Os segredos da pintura entre as sobrancelhas
BASTANTE LIGADA À IOGA PELA FIGURA DE SHIVA, A PINTURA – OU O ADESIVO – ENTRE AS SOBRANCELHAS É CERCADA DE MITOS, LENDAS E HISTÓRIAS
A palavra deriva do termo sânscrito bindu que significa “ponto”, mas bindi é, na verdade, uma maquiagem usada principalmente pelas mulheres para trazer bons presságios. A posição do bindi, entre os olhos, é tida como sede da sabedoria latente, região que controla os diversos níveis de concentração alcançados com a meditação e mais: tradicionalmente, o bindi é um símbolo de casamento, como a aliança nas culturas judaico-cristã, e denota energia feminina, além de proteger a mulher que o usa e o marido dela. Meeta Ravindra, cantora indiana e presidente do Instituto Cultural Índia-brasil Meeta Ravindra, em São Paulo, nasceu em Sevagram e está no Brasil há 32 anos. Ela diz que seu objetivo no País é divulgar a cultura tradicional da Índia e, assim, detalha o uso do bindi. “Ele é um ornamento que simboliza o casamento. As mulheres casadas são obrigadas a usar o vermelho, as jovens usam se quiserem e as viúvas eram proibidas de usar até pouco tempo atrás. Recentemente permitiu-se que elas usem um bindi preto bastante pequeno, apenas para que não estranhem ver seu rosto sem o enfeite após tanto tempo de uso”.

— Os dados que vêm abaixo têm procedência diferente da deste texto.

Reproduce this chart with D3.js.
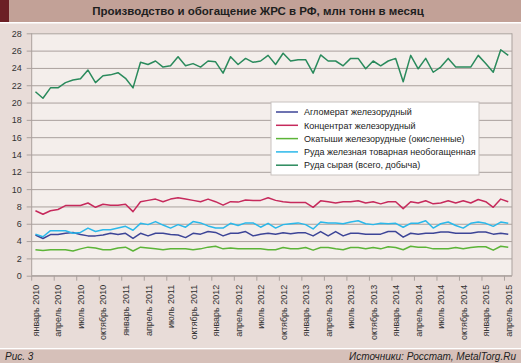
<!DOCTYPE html>
<html><head><meta charset="utf-8">
<script src="https://cdn.jsdelivr.net/npm/d3@7"></script>
<style>
html,body{margin:0;padding:0;background:#e8dcd8;}
svg{display:block;font-family:"Liberation Sans",Arial,sans-serif;}
</style></head>
<body><svg id="c" width="521" height="363"></svg>
<script>
const title = "Производство и обогащение ЖРС в РФ, млн тонн в месяц";
const figLabel = "Рис. 3";
const sourceLabel = "Источники: Росстат, MetalTorg.Ru";
const tickLabels = ["январь 2010","апрель 2010","июль 2010","октябрь 2010","январь 2011","апрель 2011","июль 2011","октябрь 2011","январь 2012","апрель 2012","июль 2012","октябрь 2012","январь 2013","апрель 2013","июль 2013","октябрь 2013","январь 2014","апрель 2014","июль 2014","октябрь 2014","январь 2015","апрель 2015"];
const monthCount = 64;
const yTicks = [0,2,4,6,8,10,12,14,16,18,20,22,24,26,28];
const seriesNames = ["Агломерат железорудный","Концентрат железорудный","Окатыши железорудные (окисленные)","Руда железная товарная необогащенная","Руда сырая (всего, добыча)"];
const seriesColors = ["#3d4597","#c62a5c","#5cb438","#2bb8ea","#2a8a5c"];
const aglomerat = [4.7,4.3,4.75,4.75,4.9,5.0,4.75,4.6,4.6,4.7,4.9,4.75,4.9,4.3,4.9,4.6,4.9,4.9,4.75,4.7,4.4,4.9,4.8,5.1,5.0,4.6,4.9,4.9,5.1,4.6,4.8,4.9,
  4.8,4.95,4.85,4.95,4.95,4.6,5.1,4.6,5.1,4.6,4.9,4.9,4.8,4.8,4.8,5.1,5.1,4.45,4.9,4.8,4.9,4.9,5.05,5.05,4.9,4.9,4.9,5.05,5.05,4.8,4.9,4.8];
const koncentrat = [7.5,7.1,7.5,7.65,8.1,8.1,8.1,8.4,7.9,8.25,8.15,8.15,8.25,7.4,8.55,8.7,8.85,8.55,8.85,9.0,8.85,8.7,8.55,8.85,8.55,8.15,8.55,8.5,8.75,8.7,8.7,9.0,
  8.7,8.55,8.45,8.45,8.45,7.9,8.65,8.55,8.4,8.55,8.55,8.65,8.4,8.55,8.3,8.55,8.55,7.75,8.55,8.4,8.65,8.3,8.4,8.65,8.4,8.65,8.4,8.8,8.55,7.9,8.85,8.55];
const okatyshi = [3.0,2.9,3.0,3.0,3.0,2.85,3.1,3.3,3.2,3.0,3.0,3.2,3.3,2.85,3.3,3.2,3.1,3.0,3.1,3.1,3.1,3.0,3.1,3.3,3.4,3.1,3.2,3.1,3.1,3.1,3.1,3.0,
  3.0,3.25,3.1,3.1,3.25,2.95,3.25,3.25,3.1,3.0,3.25,3.25,3.1,3.25,3.1,3.35,3.25,3.0,3.4,3.3,3.3,3.1,3.1,3.1,3.25,3.1,3.25,3.35,3.35,2.95,3.4,3.3];
const rudaTovarnaya = [4.8,4.5,5.2,5.2,5.2,4.9,5.0,5.5,5.1,5.3,5.3,5.5,5.7,5.25,6.05,5.9,6.25,5.85,5.5,5.9,5.6,6.25,6.1,5.75,5.5,5.5,6.05,5.8,6.1,6.1,5.6,6.05,
  5.5,5.9,6.0,6.1,5.9,5.4,6.2,6.1,6.1,6.0,6.2,6.35,6.0,5.9,6.05,6.0,6.05,5.6,6.05,6.05,6.35,5.5,6.0,6.2,5.8,5.5,6.05,6.2,6.05,5.7,6.2,6.05];
const rudaSyraya = [21.25,20.5,21.7,21.7,22.3,22.6,22.75,23.75,22.3,23.1,23.2,23.45,22.8,21.7,24.65,24.4,24.8,24.1,24.25,25.3,24.25,24.5,24.1,24.8,24.7,23.4,25.3,24.4,25.1,24.65,24.8,25.45,
  24.4,25.7,24.8,24.95,24.95,23.4,25.5,24.8,24.8,24.25,25.1,25.1,23.9,24.8,24.25,24.8,25.1,22.4,25.45,23.9,25.1,23.5,24.1,25.1,24.1,24.1,24.1,25.45,24.5,23.5,26.1,25.45];
const seriesData = [aglomerat, koncentrat, okatyshi, rudaTovarnaya, rudaSyraya];

const svg = d3.select("#c");
const W = 521, H = 363;
svg.append("rect").attr("x",0).attr("y",0).attr("width",W).attr("height",H).attr("fill","#e8dcd8");
svg.append("rect").attr("x",0).attr("y",0).attr("width",W).attr("height",22).attr("fill","#c2a197");
svg.append("rect").attr("x",0).attr("y",0).attr("width",9).attr("height",22).attr("fill","#6c1f25");
svg.append("rect").attr("x",0).attr("y",22).attr("width",W).attr("height",1.5).attr("fill","#ffffff");
svg.append("rect").attr("x",0).attr("y",348).attr("width",W).attr("height",1.5).attr("fill","#ffffff");
svg.append("rect").attr("x",0).attr("y",349.5).attr("width",W).attr("height",H-349.5).attr("fill","#d6c0b9");
svg.append("text").attr("x",258).attr("y",15).attr("text-anchor","middle")
  .attr("font-size","11.5px").attr("font-weight","bold").attr("fill","#1e1e1e").text(title);
svg.append("text").attr("x",5).attr("y",360).attr("font-size","10px").attr("font-style","italic").attr("fill","#222").text(figLabel);
svg.append("text").attr("x",516).attr("y",360).attr("text-anchor","end").attr("font-size","10px").attr("font-style","italic").attr("fill","#222").text(sourceLabel);

const pL = 31.7, pR = 512, pT = 33.3, pB = 275.7;
const x = d3.scaleBand().domain(d3.range(monthCount)).range([pL, pR]).paddingInner(0).paddingOuter(0);
const bw = x.bandwidth();
const y = d3.scaleLinear().domain([0,28]).range([pB, pT]);

svg.append("rect").attr("x",pL).attr("y",pT).attr("width",pR-pL).attr("height",pB-pT).attr("fill","#f4eeeb");

const yAxis = d3.axisLeft(y).tickValues(yTicks).tickSize(-(pR-pL)).tickPadding(10).tickFormat(d3.format("d"));
const gy = svg.append("g").attr("transform",`translate(${pL},0)`).call(yAxis);
gy.select(".domain").remove();
gy.selectAll(".tick line").attr("stroke","#aaa19d").attr("stroke-width",1).attr("x1",-5);
gy.selectAll(".tick text").attr("font-size","9px").attr("fill","#333").attr("font-family","Liberation Sans, Arial, sans-serif");
svg.append("line").attr("x1",pL).attr("x2",pL).attr("y1",pT).attr("y2",pB).attr("stroke","#aaa19d");
svg.append("line").attr("x1",pR).attr("x2",pR).attr("y1",pT).attr("y2",pB).attr("stroke","#aaa19d");

const labelIdx = d3.range(0, monthCount, 3);
const xAxis = d3.axisBottom(x).tickValues(labelIdx).tickSize(5).tickFormat((d,i)=>tickLabels[i]);
const gx = svg.append("g").attr("transform",`translate(0,${pB})`).call(xAxis);
gx.select(".domain").attr("stroke","#aaa19d").attr("d",`M${pL},0H${pR}`);
gx.selectAll(".tick line").attr("stroke","#aaa19d").attr("transform",`translate(${-bw/2},0)`);
gx.selectAll(".tick text").attr("font-size","9px").attr("fill","#333")
  .attr("font-family","Liberation Sans, Arial, sans-serif")
  .attr("text-anchor","end").attr("dy",null)
  .attr("transform","translate(3.5,9) rotate(-90)").attr("x",0).attr("y",0);

const line = d3.line().x((d,i)=>x(i)+bw/2).y(d=>y(d));
seriesData.forEach((s,k)=>{
  svg.append("path").datum(s).attr("d",line).attr("fill","none")
    .attr("stroke",seriesColors[k]).attr("stroke-width",1.5).attr("stroke-linejoin","round");
});

const lg = svg.append("g").attr("transform","translate(271,102)");
lg.append("rect").attr("x",0).attr("y",0).attr("width",208).attr("height",73).attr("fill","#ffffff").attr("stroke","#c8c2bf");
seriesNames.forEach((n,k)=>{
  const yy = 10 + k*13.3;
  lg.append("line").attr("x1",5).attr("x2",27).attr("y1",yy).attr("y2",yy).attr("stroke",seriesColors[k]).attr("stroke-width",1.5);
  lg.append("text").attr("x",33).attr("y",yy+3.2).attr("font-size","9px").attr("fill","#222").text(n);
});
</script></body></html>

De acordo com a cantora indiana, há cidades interioranas em que as mulheres não mostram o rosto sem bindi. “Antigamente, ele era feito como uma pintura, com o pó avermelhado de kunkum e moldes circulares, às vezes o orifício de uma moeda. Atualmente, quase todas as mulheres usam os auto-adesivos, que são de camurça e têm cola especial. São bastante populares e, assim, descartáveis”, explica ela.
É importante destacar que o bindi é usado apenas por mulheres hindus. Originalmente, cristãs, muçulmanas, parses e budistas não o usam. De acordo com Silvana Duarte, bailarina e professora de dança indiana no Prema Yoga e no Odissi, em São Paulo, hoje existem diversos tipos de bindi. “Com o passar do tempo, tornou-se mais um ornamento. Mesmo na Índia, muitas pessoas não conhecem seu significado e o usam apenas como enfeite. Podem ser encontrados bindis das mais variadas formas, como gota, ramo, folha e pedra e há também diversas cores, empregadas para combinar com as roupas”, explica.
Carlos Eduardo Gonzales Barbosa, professor de cultura indiana e de língua sânscrita no Instituto Narayana em São Paulo, explica o contexto histórico e cultural do costume: “o ponto representa o masculino da figura de Shiva e, antigamente, representava o compromisso da mulher com a divindade, simbolizando a virgindade. No entanto, hoje, o uso se popularizou e o bindi é utilizado por muitas mulheres independentemente de estado civil”. Ainda de acordo ele, o bindi representa a força projetiva do espírito sobre a matéria. “Quando você nasce, há uma força que é a sua porção de participação do divino. Essa energia entra no momento do nascimento astrológico em seu corpo, como um raio, por um ponto no centro da testa, entre as sobrancelhas, chamado vajra (que quer dizer “raio”). Essa força passa pela coluna e se aloja em um bulbo que fica na base da coluna, na região
do períneo, e entra como se fosse um cometa ou uma serpente e se enrola em um orifício imaginário. Essa é a energia que o acompanha pelo resto da vida, é a energia vital, e, se ela sair desse local, você morre. Essa força é o símbolo da pureza e da coerência da pessoa e, quando essa energia se projeta sobre a pessoa, ela é autêntica. O bindi representa o ponto de entrada dessa energia e guardar esse portal com uma pedra ou com um sinal mágico é uma forma de lembrar e ativar a força”.
Carlos Eduardo ressalta ainda que, originalmente, o bindi era um selo ou um pequeno mudra (gesto/ símbolo) para que a pureza não escapasse durante a infância ou a puberdade. Após certa idade, cerca de 16 anos, a pessoa poderia se cuidar e buscar essa ajuda por vontade própria, não por um símbolo divino. “Como o casamento acontecia geralmente por volta dos 12 anos, o bindi ficou associado à virgindade”.
Chê, professora de filosofia indiana, destaca mais um ponto: “os rituais, antes restritos, muitas vezes se popularizam e podem perder seu significado espiritual. O importante para a sacralidade máxima do bindi é que, aquele que aplicá-lo em si mesmo, o faça com reverência à shakti, à energia espiritual, e, sobretudo, a si mesmo como Deus”.